En effet, la légalisation n’est pas seulement une bataille réglementaire, mais aussi économique et sociale. Car pour s’inscrire dans ce nouveau dispositif, les exploitants doivent y trouver leur intérêt. Dans son dernier rapport, le Conseil économique, social et environnemental (CESE) a prôné d’instaurer une stratégie intégrée englobant plusieurs aspects. Ses conclusions sont basées sur un processus d’écoute et de consultation d’acteurs institutionnels, d’experts, d’élus locaux, d’associations et de réseaux de citoyens vivant dans les zones concernées.
Cette stratégie devrait porter sur un modèle social vertueux, un système de production agroalimentaire optimisé, innovant et durable, une forme d’économie régulée sans entraves et une insertion favorable pour le Maroc dans un marché international licite en développement permanent.

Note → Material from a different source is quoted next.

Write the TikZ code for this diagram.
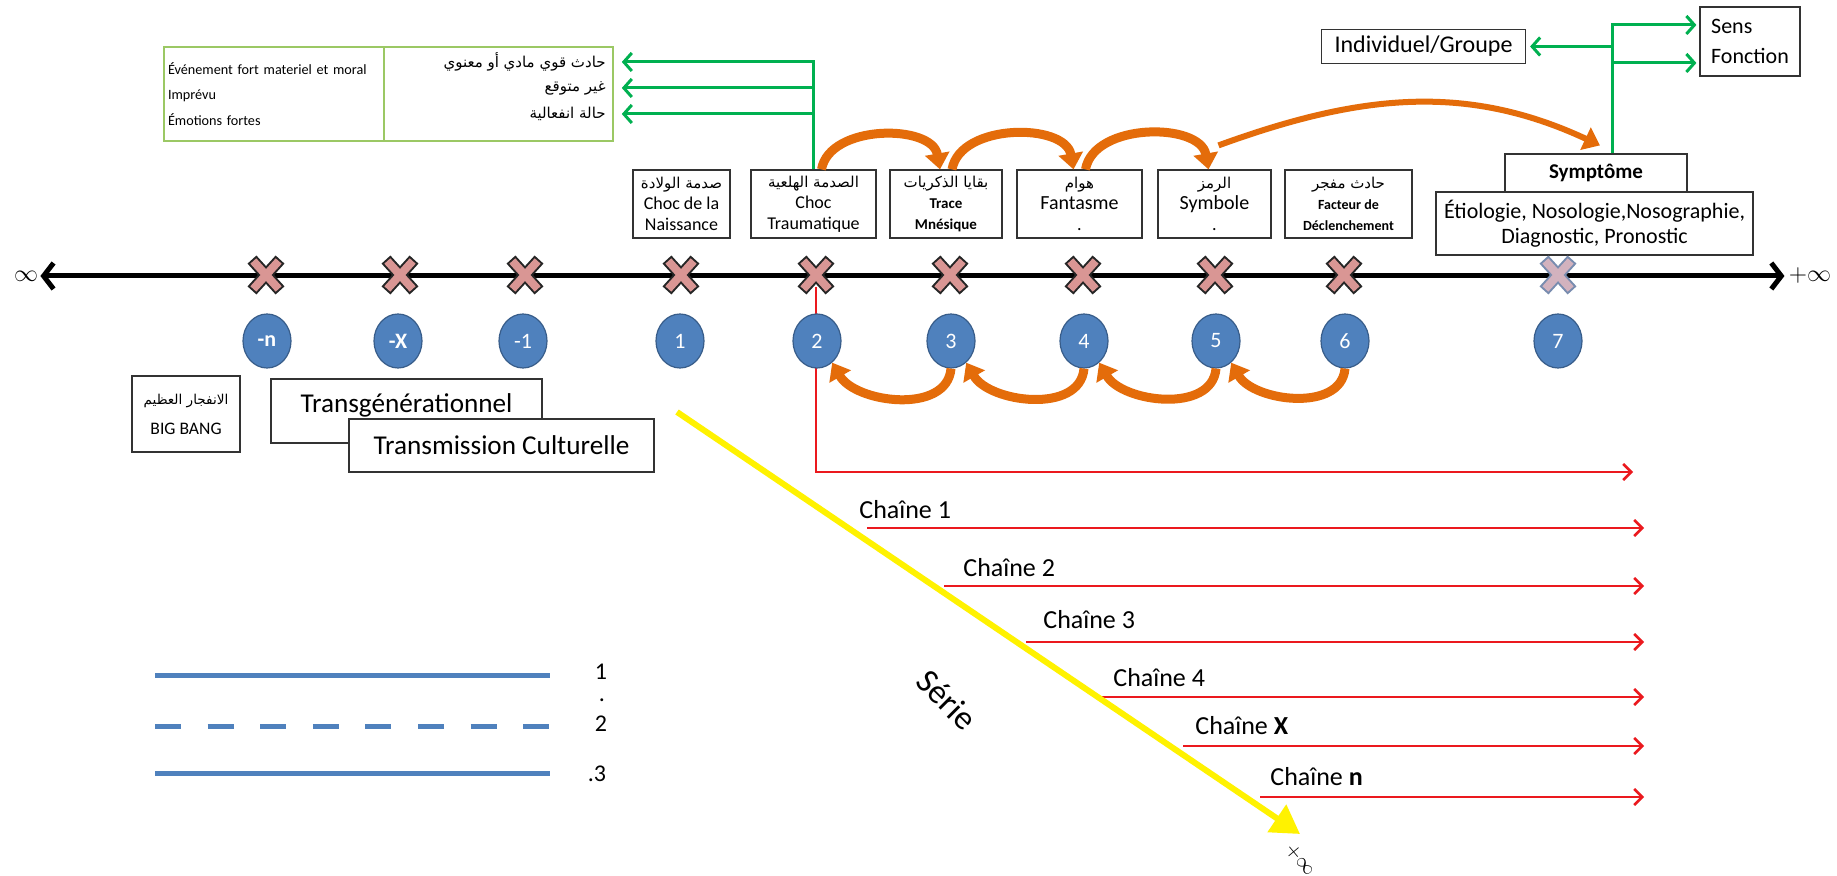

«Les agriculteurs de cannabis doivent être regroupés en coopératives et associations afin de les encadrer sur le plan technique, de faire le suivi des cultures, d’utiliser les meilleures intrants, notamment les semences et les produits phytosanitaires conformément aux orientations de l’Agence nationale de régulation des activités liées au cannabis. Après les récoltes, il est recommandé de bien valoriser les produits pour assurer le meilleur revenu aux exploitants», souligne Mohamed Remahi, militant associatif dans la région de Taounate.